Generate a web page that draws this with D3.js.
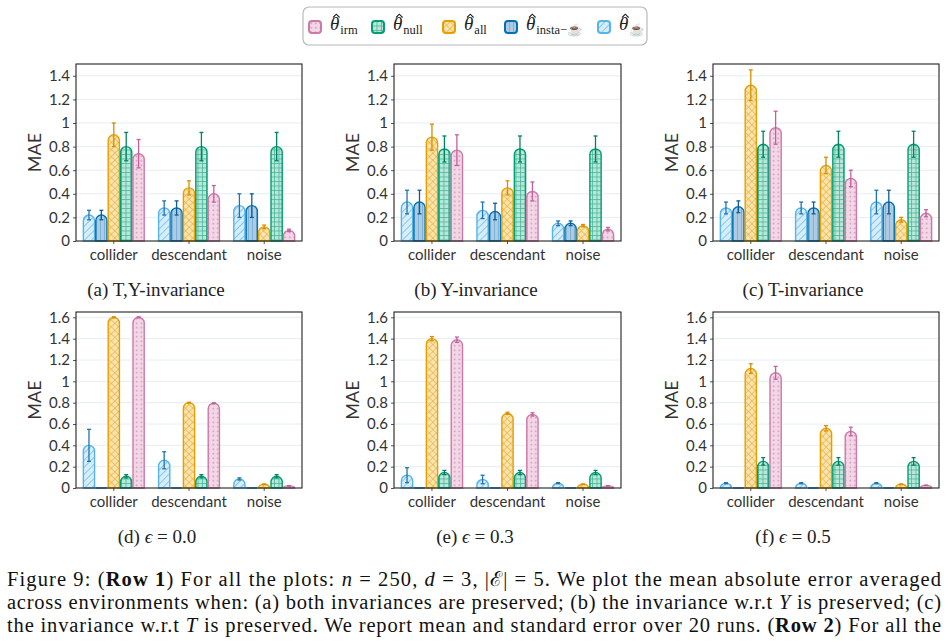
<!DOCTYPE html>
<html>
<head>
<meta charset="utf-8">
<script src="https://cdn.jsdelivr.net/npm/d3@7"></script>
<style>
  body { margin: 0; background: #fff; }
  svg { display: block; }
</style>
</head>
<body>
<svg id="fig" width="948" height="644"></svg>
<script>
// ---- data ----
const groups = ["collider", "descendant", "noise"];
// bar order inside a group (left to right)
const seriesKeys = ["cup", "insta", "all", "null", "irm"];
const legendKeys = ["irm", "null", "all", "insta", "cup"];
const seriesSub = ["\u2615", "insta\u2212\u2615", "all", "null", "irm"];

// rows follow seriesKeys, columns follow groups
const meanA = [[0.22, 0.28, 0.30], [0.22, 0.28, 0.30], [0.90, 0.45, 0.12], [0.80, 0.80, 0.80], [0.74, 0.40, 0.09]];
const errA  = [[0.04, 0.06, 0.10], [0.04, 0.06, 0.10], [0.10, 0.06, 0.015], [0.12, 0.12, 0.12], [0.12, 0.07, 0.01]];
const meanB = [[0.33, 0.26, 0.15], [0.33, 0.25, 0.15], [0.88, 0.45, 0.13], [0.78, 0.78, 0.78], [0.77, 0.42, 0.10]];
const errB  = [[0.10, 0.07, 0.02], [0.10, 0.07, 0.02], [0.11, 0.06, 0.01], [0.11, 0.11, 0.11], [0.13, 0.08, 0.015]];
const meanC = [[0.28, 0.28, 0.33], [0.29, 0.28, 0.33], [1.32, 0.64, 0.18], [0.82, 0.82, 0.82], [0.96, 0.53, 0.235]];
const errC  = [[0.05, 0.05, 0.10], [0.05, 0.05, 0.10], [0.13, 0.07, 0.02], [0.11, 0.11, 0.11], [0.14, 0.07, 0.03]];
const meanD = [[0.40, 0.26, 0.085], [0, 0, 0], [1.60, 0.80, 0.035], [0.11, 0.11, 0.11], [1.60, 0.795, 0.02]];
const errD  = [[0.15, 0.08, 0.01], [0, 0, 0], [0.005, 0.004, 0.002], [0.015, 0.015, 0.015], [0.005, 0.004, 0.002]];
const meanE = [[0.12, 0.08, 0.045], [0, 0, 0], [1.40, 0.70, 0.035], [0.145, 0.145, 0.145], [1.39, 0.69, 0.02]];
const errE  = [[0.07, 0.04, 0.005], [0, 0, 0], [0.02, 0.01, 0.002], [0.02, 0.02, 0.02], [0.025, 0.015, 0.002]];
const meanF = [[0.045, 0.045, 0.045], [0, 0, 0], [1.12, 0.56, 0.035], [0.25, 0.25, 0.25], [1.08, 0.53, 0.025]];
const errF  = [[0.005, 0.005, 0.005], [0, 0, 0], [0.045, 0.025, 0.002], [0.035, 0.035, 0.035], [0.06, 0.04, 0.002]];

const panelTitles = ["(a) T,Y-invariance", "(b) Y-invariance", "(c) T-invariance",
                     "(d) \u03f5 = 0.0", "(e) \u03f5 = 0.3", "(f) \u03f5 = 0.5"];
const rowMax = [1.5, 1.65];

// ---- styles ----
const strokeCol = {cup: "#56B4E9", insta: "#0072B2", all: "#E69F00", null: "#009E73", irm: "#CC79A7"};
const fillCol   = {cup: "#d7edfa", insta: "#aecbe3", all: "#fae4b5", null: "#bde5d9", irm: "#f2d8e7"};
const errCol    = {cup: "#1f74b4", insta: "#0a5f96", all: "#d68f00", null: "#00845f", irm: "#c2619a"};
const sansFont = "Lato, 'Open Sans', sans-serif";
const serifFont = "'Liberation Serif', 'DejaVu Serif', serif";

const svg = d3.select("#fig");
const defs = svg.append("defs");

function makePatterns() {
    seriesKeys.forEach(k => {
        let p = defs.append("pattern").attr("id", "pat-" + k)
            .attr("patternUnits", "userSpaceOnUse");
        let s = strokeCol[k];
        if (k === "cup") {
            p.attr("width", 5).attr("height", 5).attr("patternTransform", "rotate(45)");
            p.append("rect").attr("width", 5).attr("height", 5).attr("fill", fillCol[k]);
            p.append("line").attr("x1", 0.5).attr("x2", 0.5).attr("y1", 0).attr("y2", 5)
                .attr("stroke", s).attr("stroke-width", 0.8).attr("opacity", 0.8);
        } else if (k === "insta") {
            p.attr("width", 4).attr("height", 4);
            p.append("rect").attr("width", 4).attr("height", 4).attr("fill", fillCol[k]);
            p.append("line").attr("x1", 0.5).attr("x2", 0.5).attr("y1", 0).attr("y2", 4)
                .attr("stroke", s).attr("stroke-width", 0.6).attr("opacity", 0.45);
        } else if (k === "all") {
            p.attr("width", 5).attr("height", 5).attr("patternTransform", "rotate(45)");
            p.append("rect").attr("width", 5).attr("height", 5).attr("fill", fillCol[k]);
            p.append("path").attr("d", "M0.5,0V5M0,0.5H5")
                .attr("stroke", s).attr("stroke-width", 0.7).attr("opacity", 0.7);
        } else if (k === "null") {
            p.attr("width", 4.5).attr("height", 4.5);
            p.append("rect").attr("width", 4.5).attr("height", 4.5).attr("fill", fillCol[k]);
            p.append("path").attr("d", "M0.5,0V4.5M0,0.5H4.5")
                .attr("stroke", s).attr("stroke-width", 0.7).attr("opacity", 0.7);
        } else {
            p.attr("width", 4.5).attr("height", 4.5);
            p.append("rect").attr("width", 4.5).attr("height", 4.5).attr("fill", fillCol[k]);
            p.append("circle").attr("cx", 2.25).attr("cy", 2.25).attr("r", 0.9)
                .attr("fill", s).attr("opacity", 0.75);
        }
    });
}

// bar with a rounded top
function barPath(x, w, y0, yTop) {
    const h = y0 - yTop, r = w / 2;
    if (h <= 0.3) return `M${x},${y0}H${x + w}`;
    if (h >= r) return `M${x},${y0}V${yTop + r}A${r},${r} 0 0 1 ${x + w},${yTop + r}V${y0}Z`;
    return `M${x},${y0}A${r},${h} 0 0 1 ${x + w},${y0}Z`;
}

class BarPanel {
    constructor(left, top, right, bottom, yMax) {
        this.left = left; this.top = top;
        this.width = right - left; this.height = bottom - top;
        this.yMax = yMax;
    }

    draw(means, errs, title, titleX, titleY) {
        const g = svg.append("g").attr("transform", "translate(" + this.left + "," + this.top + ")");

        const x = d3.scaleBand().domain(groups).range([0, this.width])
            .paddingInner(0.175).paddingOuter(0.09);
        const xs = d3.scaleBand().domain(seriesKeys).range([0, x.bandwidth()]);
        const y = d3.scaleLinear().domain([0, this.yMax]).range([this.height, 0]);
        const nTicks = Math.floor(this.yMax / 0.2 + 1e-6);
        const ticks = d3.range(0, nTicks + 1).map(i => +(i * 0.2).toFixed(1));

        // gridlines
        g.append("g").selectAll("line").data(ticks.filter(d => d > 0)).join("line")
            .attr("x1", 0).attr("x2", this.width)
            .attr("y1", d => y(d)).attr("y2", d => y(d))
            .attr("stroke", "#e6edf5").attr("stroke-width", 1);

        // flatten
        let flat = [];
        seriesKeys.forEach((k, si) => groups.forEach((grp, gi) => {
            flat.push({key: k, group: grp, value: means[si][gi], err: errs[si][gi]});
        }));

        g.append("g").selectAll("path").data(flat).join("path")
            .attr("d", d => barPath(x(d.group) + xs(d.key) + 0.6, xs.bandwidth() - 1.2, y(0), y(d.value)))
            .attr("fill", d => "url(#pat-" + d.key + ")")
            .attr("stroke", d => strokeCol[d.key])
            .attr("stroke-width", 1.4);

        const eb = g.append("g").selectAll("g").data(flat.filter(d => d.err > 0)).join("g")
            .attr("stroke", d => errCol[d.key]).attr("stroke-width", 1.3);
        const cx = d => x(d.group) + xs(d.key) + xs.bandwidth() / 2;
        eb.append("line").attr("x1", cx).attr("x2", cx)
            .attr("y1", d => y(Math.max(0, d.value - d.err))).attr("y2", d => y(d.value + d.err));
        eb.append("line").attr("x1", d => cx(d) - 2).attr("x2", d => cx(d) + 2)
            .attr("y1", d => y(d.value + d.err)).attr("y2", d => y(d.value + d.err));
        eb.append("line").attr("x1", d => cx(d) - 2).attr("x2", d => cx(d) + 2)
            .attr("y1", d => y(Math.max(0, d.value - d.err))).attr("y2", d => y(Math.max(0, d.value - d.err)));

        // axes
        const yAxis = g.append("g")
            .call(d3.axisLeft(y).tickValues(ticks).tickSize(3).tickFormat(d3.format("~g")));
        const xAxis = g.append("g").attr("transform", "translate(0," + this.height + ")")
            .call(d3.axisBottom(x).tickSize(3).tickPadding(5));
        [yAxis, xAxis].forEach(a => {
            a.select(".domain").remove();
            a.selectAll(".tick line").attr("stroke", "#555");
            a.selectAll("text").style("font-family", sansFont).style("font-size", "15px").attr("fill", "#333");
        });

        g.append("rect").attr("width", this.width).attr("height", this.height)
            .attr("fill", "none").attr("stroke", "#222").attr("stroke-width", 1.1);

        g.append("text")
            .attr("transform", "translate(-41," + (this.height / 2) + ") rotate(-90)")
            .attr("text-anchor", "middle").attr("dy", "0.35em")
            .style("font-family", sansFont).style("font-size", "18px").attr("fill", "#333")
            .text("MAE");

        const t = svg.append("text").attr("x", titleX).attr("y", titleY).attr("text-anchor", "middle")
            .style("font-family", serifFont).style("font-size", "19px").attr("fill", "#222");
        if (title.indexOf("\u03f5") >= 0) {
            const parts = title.split("\u03f5");
            t.append("tspan").text(parts[0]);
            t.append("tspan").style("font-style", "italic").text("\u03f5");
            t.append("tspan").text(parts[1]);
        } else {
            t.text(title);
        }
    }
}

makePatterns();

const lefts = [76, 394, 713], rights = [302, 621, 939];
const tops = [64, 312], bottoms = [241, 488];
const titleXs = [156, 476, 803, 157, 475, 793], titleYs = [296, 543];
const allMeans = [meanA, meanB, meanC, meanD, meanE, meanF];
const allErrs = [errA, errB, errC, errD, errE, errF];

allMeans.forEach((m, i) => {
    const r = Math.floor(i / 3), c = i % 3;
    new BarPanel(lefts[c], tops[r], rights[c], bottoms[r], rowMax[r])
        .draw(m, allErrs[i], panelTitles[i], titleXs[i], titleYs[r]);
});

// ---- legend ----
const legend = svg.append("g");
legend.append("rect").attr("x", 303).attr("y", 7).attr("width", 344).attr("height", 38)
    .attr("rx", 6).attr("fill", "#fff").attr("stroke", "#b8b8c0").attr("stroke-width", 1.2);
const legendX = [309, 372, 443, 505, 598];
legendKeys.forEach((k, i) => {
    const item = legend.append("g").attr("transform", "translate(" + legendX[i] + ",21)");
    item.append("rect").attr("width", 12).attr("height", 12).attr("rx", 3)
        .attr("fill", "url(#pat-" + k + ")").attr("stroke", strokeCol[k]).attr("stroke-width", 2);
    // hat over theta
    item.append("path").attr("d", "M24,-3.5L27.3,-6.8L30.6,-3.5")
        .attr("fill", "none").attr("stroke", "#222").attr("stroke-width", 1.1);
    const t = item.append("text").attr("x", 21).attr("y", 9)
        .style("font-family", serifFont).attr("fill", "#222");
    t.append("tspan").style("font-style", "italic").style("font-size", "19px").text("\u03b8");
    t.append("tspan").attr("dy", 4).attr("dx", 1).style("font-size", "12.5px")
        .text(seriesSub[seriesKeys.indexOf(k)]);
});

// ---- figure caption ----
const captionLines = [
    [["Figure 9: (", ""], ["Row 1", "b"], [") For all the plots: ", ""], ["n", "i"], [" = 250, ", ""], ["d", "i"],
     [" = 3, |\u2130| = 5. We plot the mean absolute error averaged", ""]],
    [["across environments when: (a) both invariances are preserved; (b) the invariance w.r.t ", ""], ["Y", "i"],
     [" is preserved; (c)", ""]],
    [["the invariance w.r.t ", ""], ["T", "i"], [" is preserved. We report mean and standard error over 20 runs. (", ""],
     ["Row 2", "b"], [") For all the", ""]]
];
const captionY = [586, 609, 632];
captionLines.forEach((parts, i) => {
    const t = svg.append("text").attr("x", 7).attr("y", captionY[i])
        .attr("textLength", 934).attr("lengthAdjust", "spacing")
        .style("font-family", serifFont).style("font-size", "20.5px").attr("fill", "#111");
    parts.forEach(p => {
        t.append("tspan").text(p[0])
            .style("font-weight", p[1] === "b" ? "bold" : "normal")
            .style("font-style", p[1] === "i" ? "italic" : "normal");
    });
});
</script>
</body>
</html>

======

Determine the number of lines in the data that contain "with" as a word or string, and state only that number.

**CORRECT RESULT**: 2